The Abilene Project, the code name for the $500 million Internet 2 backbone connecting universities that will create advanced networking applications, went live Wednesday connecting 37 universities around the United States.
When the five-year effort is over, the goal is for Internet 2 to connect 140 universities around the country. Early participants agreed to kick in $50 million a year to fund the next-generation network.
Abilene, a project of the University Corp. for Advanced Internet Development, will serve as a testing ground for advanced applications including distance learning, tele-medicine and digital libraries. Several technology companies and institutions contributed equipment to the effort, including Qwest Communications, Cisco Systems Inc., Nortel Networks and Indiana University, where the network’s operations center is housed.

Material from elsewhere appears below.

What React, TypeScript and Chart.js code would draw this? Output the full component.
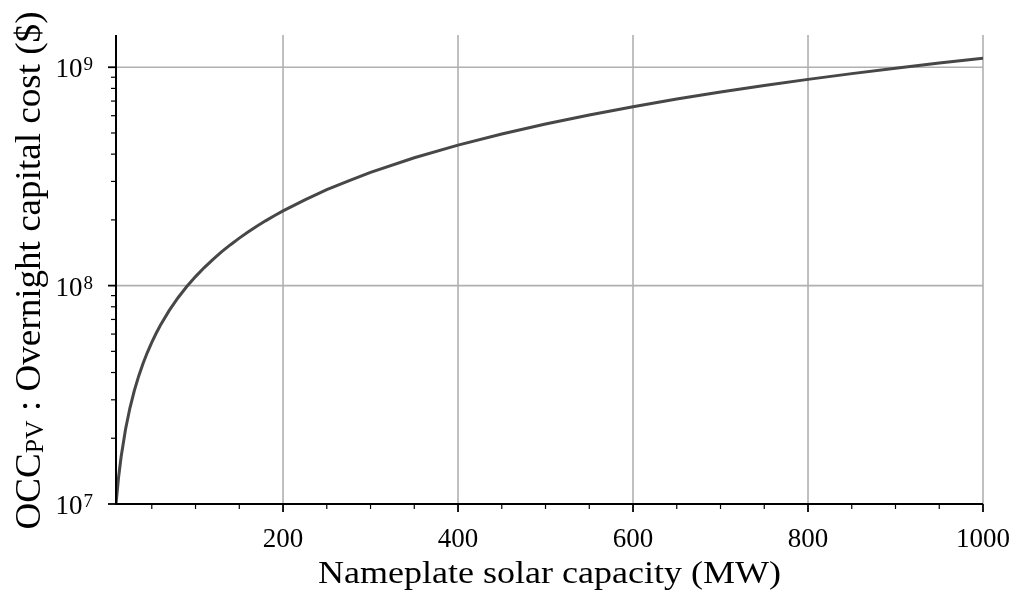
import React, { useEffect, useRef } from "react";
import { Chart, registerables } from "chart.js";

Chart.register(...registerables);

// ---- data ----
const capacityMW = [9.1, 12, 15, 20, 25, 30, 35, 40, 45, 50, 55, 60, 70, 80, 90, 100, 110, 120, 130, 140, 150, 160, 170, 180, 190, 200, 225, 250, 275, 300, 350, 400, 450, 500, 550, 600, 650, 700, 750, 800, 850, 900, 950, 1000];
const occDollars = [1.0e7, 1.32e7, 1.65e7, 2.2e7, 2.75e7, 3.3e7, 3.85e7, 4.4e7, 4.95e7, 5.5e7, 6.05e7, 6.6e7, 7.7e7, 8.8e7, 9.9e7, 1.1e8, 1.21e8, 1.32e8, 1.43e8, 1.54e8, 1.65e8, 1.76e8, 1.87e8, 1.98e8, 2.09e8, 2.2e8, 2.47e8, 2.75e8, 3.02e8, 3.3e8, 3.85e8, 4.4e8, 4.95e8, 5.5e8, 6.05e8, 6.6e8, 7.15e8, 7.7e8, 8.25e8, 8.8e8, 9.35e8, 9.9e8, 1.045e9, 1.1e9];

const xMin = 9.1;
const xMax = 1000;
const yMin = 1e7;
const yMax = 1.405e9;

const xMajorTicks = [200, 400, 600, 800, 1000];
const xMajorLabels = ["200", "400", "600", "800", "1000"];
const xMinorTicks = [50, 100, 150, 250, 300, 350, 450, 500, 550, 650, 700, 750, 850, 900, 950];
const yMajorTicks = [1e7, 1e8, 1e9];
const yMajorBase = ["10", "10", "10"];
const yMajorExp = ["7", "8", "9"];
const yMinorTicks = [2e7, 3e7, 4e7, 5e7, 6e7, 7e7, 8e7, 9e7, 2e8, 3e8, 4e8, 5e8, 6e8, 7e8, 8e8, 9e8];

const xTitle = "Nameplate solar capacity (MW)";
const yTitleMain = "OCC";
const yTitleSub = "PV";
const yTitleRest = " : Overnight capital cost ($)";

const FONT = '"Liberation Serif", "Times New Roman", serif';

const axesPlugin = {
  id: "mplAxes",
  beforeDatasetsDraw(chart: any) {
    const { ctx, chartArea: a, scales } = chart;
    const x = scales.x;
    const y = scales.y;
    ctx.save();
    ctx.strokeStyle = "#b0b0b0";
    ctx.lineWidth = 1.6;
    for (const v of xMajorTicks) {
      const px = x.getPixelForValue(v);
      ctx.beginPath();
      ctx.moveTo(px, a.top);
      ctx.lineTo(px, a.bottom);
      ctx.stroke();
    }
    for (const v of yMajorTicks) {
      const py = y.getPixelForValue(v);
      ctx.beginPath();
      ctx.moveTo(a.left, py);
      ctx.lineTo(a.right, py);
      ctx.stroke();
    }
    ctx.restore();
  },
  afterDraw(chart: any) {
    const { ctx, chartArea: a, scales } = chart;
    const x = scales.x;
    const y = scales.y;
    ctx.save();
    ctx.strokeStyle = "#000";
    ctx.fillStyle = "#000";
    // spines
    ctx.lineWidth = 2;
    ctx.beginPath();
    ctx.moveTo(a.left, a.top);
    ctx.lineTo(a.left, a.bottom);
    ctx.lineTo(a.right, a.bottom);
    ctx.stroke();
    // major ticks
    ctx.lineWidth = 1.8;
    for (const v of xMajorTicks) {
      const px = x.getPixelForValue(v);
      ctx.beginPath();
      ctx.moveTo(px, a.bottom);
      ctx.lineTo(px, a.bottom + 8);
      ctx.stroke();
    }
    for (const v of yMajorTicks) {
      const py = y.getPixelForValue(v);
      ctx.beginPath();
      ctx.moveTo(a.left, py);
      ctx.lineTo(a.left - 8, py);
      ctx.stroke();
    }
    // minor ticks
    ctx.lineWidth = 1.2;
    for (const v of xMinorTicks) {
      const px = x.getPixelForValue(v);
      ctx.beginPath();
      ctx.moveTo(px, a.bottom);
      ctx.lineTo(px, a.bottom + 5);
      ctx.stroke();
    }
    for (const v of yMinorTicks) {
      const py = y.getPixelForValue(v);
      ctx.beginPath();
      ctx.moveTo(a.left, py);
      ctx.lineTo(a.left - 5, py);
      ctx.stroke();
    }
    // x tick labels
    ctx.font = `27px ${FONT}`;
    ctx.textAlign = "center";
    ctx.textBaseline = "alphabetic";
    xMajorTicks.forEach((v, i) => {
      const px = x.getPixelForValue(v);
      ctx.fillText(xMajorLabels[i], px, a.bottom + 43);
    });
    // y tick labels with superscripts
    yMajorTicks.forEach((v, i) => {
      const py = y.getPixelForValue(v);
      ctx.textAlign = "left";
      ctx.font = `27px ${FONT}`;
      const wb = ctx.measureText(yMajorBase[i]).width;
      ctx.font = `19px ${FONT}`;
      const we = ctx.measureText(yMajorExp[i]).width;
      const right = a.left - 23;
      const start = right - wb - we - 1;
      ctx.font = `27px ${FONT}`;
      ctx.fillText(yMajorBase[i], start, py + 10);
      ctx.font = `19px ${FONT}`;
      ctx.fillText(yMajorExp[i], start + wb + 1, py + 3);
    });
    // x title
    ctx.font = `32px ${FONT}`;
    ctx.textAlign = "left";
    const wx = ctx.measureText(xTitle).width;
    const sx = 463 / wx;
    ctx.save();
    ctx.translate((a.left + a.right) / 2, 583);
    ctx.scale(sx, 1);
    ctx.fillText(xTitle, -wx / 2, 0);
    ctx.restore();
    // y title (rotated, with subscript)
    ctx.font = `36px ${FONT}`;
    const w1 = ctx.measureText(yTitleMain).width;
    const w3 = ctx.measureText(yTitleRest).width;
    ctx.font = `25px ${FONT}`;
    const w2 = ctx.measureText(yTitleSub).width;
    const total = w1 + w2 + w3;
    const sy = 518 / total;
    ctx.save();
    ctx.translate(40, (a.top + a.bottom) / 2 + 1);
    ctx.rotate(-Math.PI / 2);
    ctx.scale(sy, 1);
    let cx = -total / 2;
    ctx.font = `36px ${FONT}`;
    ctx.fillText(yTitleMain, cx, 0);
    cx += w1;
    ctx.font = `25px ${FONT}`;
    ctx.fillText(yTitleSub, cx, 3);
    cx += w2;
    ctx.font = `36px ${FONT}`;
    ctx.fillText(yTitleRest, cx, 0);
    ctx.restore();
    ctx.restore();
  },
};

export default function App() {
  const ref = useRef<HTMLCanvasElement | null>(null);
  useEffect(() => {
    if (!ref.current) return;
    const chart = new Chart(ref.current, {
      type: "line",
      data: {
        datasets: [
          {
            data: capacityMW.map((c, i) => ({ x: c, y: occDollars[i] })),
            borderColor: "#474747",
            borderWidth: 3,
            pointRadius: 0,
            tension: 0,
            fill: false,
          },
        ],
      },
      options: {
        animation: false,
        responsive: false,
        devicePixelRatio: 1,
        layout: { padding: { left: 116, right: 28, top: 35, bottom: 88 } },
        plugins: { legend: { display: false }, tooltip: { enabled: false } },
        scales: {
          x: { type: "linear", min: xMin, max: xMax, display: false },
          y: { type: "logarithmic", min: yMin, max: yMax, display: false },
        },
      },
      plugins: [axesPlugin],
    } as any);
    return () => chart.destroy();
  }, []);
  return (
    <div style={{ position: "fixed", left: 0, top: 0, width: 1011, height: 592, background: "#fff" }}>
      <canvas ref={ref} width={1011} height={592} style={{ display: "block" }} />
    </div>
  );
}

The new backbone spans more than 10,000 miles and operates at 2.4 gigabits per second — 45,000 times faster than a 56K modem. By the end of the year, project organizers hope to have 70 universities and research institutions connected to Internet 2.

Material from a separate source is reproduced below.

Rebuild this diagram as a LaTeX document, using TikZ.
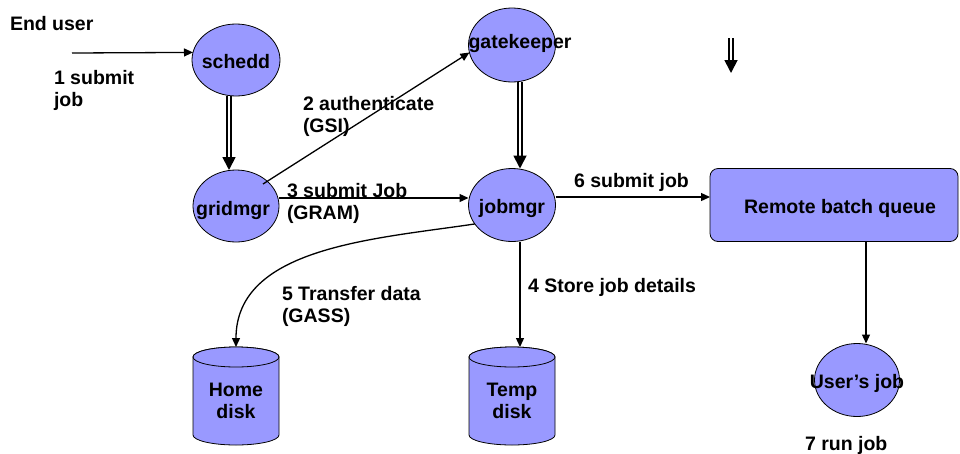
\documentclass[tikz,border=0pt]{standalone}
\usepackage{fontspec}
\setmainfont{Liberation Sans}
\usetikzlibrary{arrows.meta,shapes.geometric,calc}
\definecolor{nodefill}{HTML}{9999FF}
\begin{document}
\begin{tikzpicture}[x=1pt,y=-1pt,
  every node/.style={font=\bfseries\fontsize{19.5}{22.5}\selectfont, inner sep=0pt, outer sep=0pt},
  bubble/.style={ellipse, draw=black, line width=0.8pt, fill=nodefill},
  boxq/.style={draw=black, line width=0.8pt, fill=nodefill, rounded corners=8pt},
  diskbody/.style={draw=black, line width=0.8pt, fill=nodefill},
  arr/.style={line width=1.3pt, -{Triangle[length=9pt,width=8pt]}},
  dbl/.style={double, double distance=2.6pt, line width=1.8pt, -{Triangle[length=13pt,width=13pt]}},
  txt/.style={anchor=base west},
  mtxt/.style={anchor=north west, align=left},
]
\useasboundingbox (0,0) rectangle (960,453);

% bubbles
\node[bubble, minimum width=88pt, minimum height=72pt] (schedd) at (236,60) {};
\node[bubble, minimum width=86pt, minimum height=72pt] (gridmgr) at (236,206) {};
\node[bubble, minimum width=87pt, minimum height=74pt] (gatekeeper) at (512,45) {};
\node[bubble, minimum width=87pt, minimum height=73pt] (jobmgr) at (512,205) {};
\node[bubble, minimum width=85pt, minimum height=73pt] (userjob) at (857,380) {};
\node[boxq, minimum width=248pt, minimum height=73pt] (queue) at (834,205) {};

% disks
\node[minimum width=86pt, minimum height=98pt] (home) at (236,396) {};
\node[minimum width=86pt, minimum height=98pt] (temp) at (512,396) {};
\foreach \n in {home,temp}{
  \path[diskbody] ([shift={(0,10)}]\n.north west) -- ([shift={(0,-10)}]\n.south west)
    arc[start angle=180, end angle=360, x radius=43pt, y radius=10pt]
    -- ([shift={(0,10)}]\n.north east)
    arc[start angle=0, end angle=180, x radius=43pt, y radius=10pt] -- cycle;
  \path[diskbody] ([shift={(0,10)}]\n.north) ellipse[x radius=43pt, y radius=10pt];
}

% texts in shapes
\node[anchor=base] (scheddtext) at (236,68) {schedd};
\node[anchor=base] (gridmgrtext) at (233,215) {gridmgr};
\node[anchor=base] (gatekeepertext) at (520,48) {gatekeeper};
\node[anchor=base] (jobmgrtext) at (512,213) {jobmgr};
\node[anchor=base] (queuetext) at (840,213) {Remote batch queue};
\node[anchor=base] (userjobtext) at (857,388) {User’s job};
\node[anchor=north, align=center] (hometext) at (236,383) {Home\\disk};
\node[anchor=north, align=center] (temptext) at (512,383) {Temp\\disk};

% free labels
\node[txt] (enduser) at (10,30) {End user};
\node[mtxt] (l1) at (54,70) {1 submit\\job};
\node[mtxt] (l2) at (303,96) {2 authenticate\\(GSI)};
\node[mtxt] (l3) at (287,183) {3 submit Job\\(GRAM)};
\node[txt] (l4) at (528,292) {4 Store job details};
\node[mtxt] (l5) at (282,286) {5 Transfer data\\(GASS)};
\node[txt] (l6) at (574,187) {6 submit job};
\node[txt] (l7) at (805,450) {7 run job};

% connectors
\coordinate (eu) at (72,53);
\draw[arr] (eu) -- (schedd.170);
\draw[dbl] ([shift={(-7,0)}]schedd.south) -- ([shift={(-7,0)}]gridmgr.north);
\draw[arr] ([shift={(27,-22)}]gridmgr.center) -- (gatekeeper.190);
\draw[arr] ([shift={(0,-8)}]gridmgr.east) coordinate (g3) -- (g3 -| jobmgr.west);
\draw[dbl] ([shift={(8,0)}]gatekeeper.south) -- ([shift={(8,0)}]jobmgr.north);
\draw[arr] ([shift={(0,-8)}]jobmgr.east) coordinate (j6) -- (j6 -| queue.west);
\draw[arr] ([shift={(8,0)}]jobmgr.south) coordinate (j4) -- (j4 |- temp.north);
\draw[arr] (jobmgr.207) .. controls +(-100,15) and +(0,-100) .. (home.north);
\coordinate (uj) at ([shift={(9,0)}]userjob.north);
\draw[arr] (uj |- queue.south) -- (uj);
\coordinate (sa) at (731,38);
\coordinate (sb) at (731,73);
\draw[dbl] (sa) -- (sb);
\end{tikzpicture}
\end{document}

Those involved with the project said it will begin to pay dividends immediately.
“The fact that the Abilene network is operational is of great significance to member universities whose faculty and researchers now have access to unsurpassed networking capabilities for teaching and research,” said Michael McRobbie, Indiana University’s vice president for information technology.
Douglas E. Van Houweling, president and chief executive office of UCAID, said the initiative’s corporate partners played a key role in the project which will benefit everyone.
“Just as the research networks of a decade ago produced technologies that have transformed the way we all work, learn and live today, Abilene will help develop the technology we will all use tommorrow,” he said.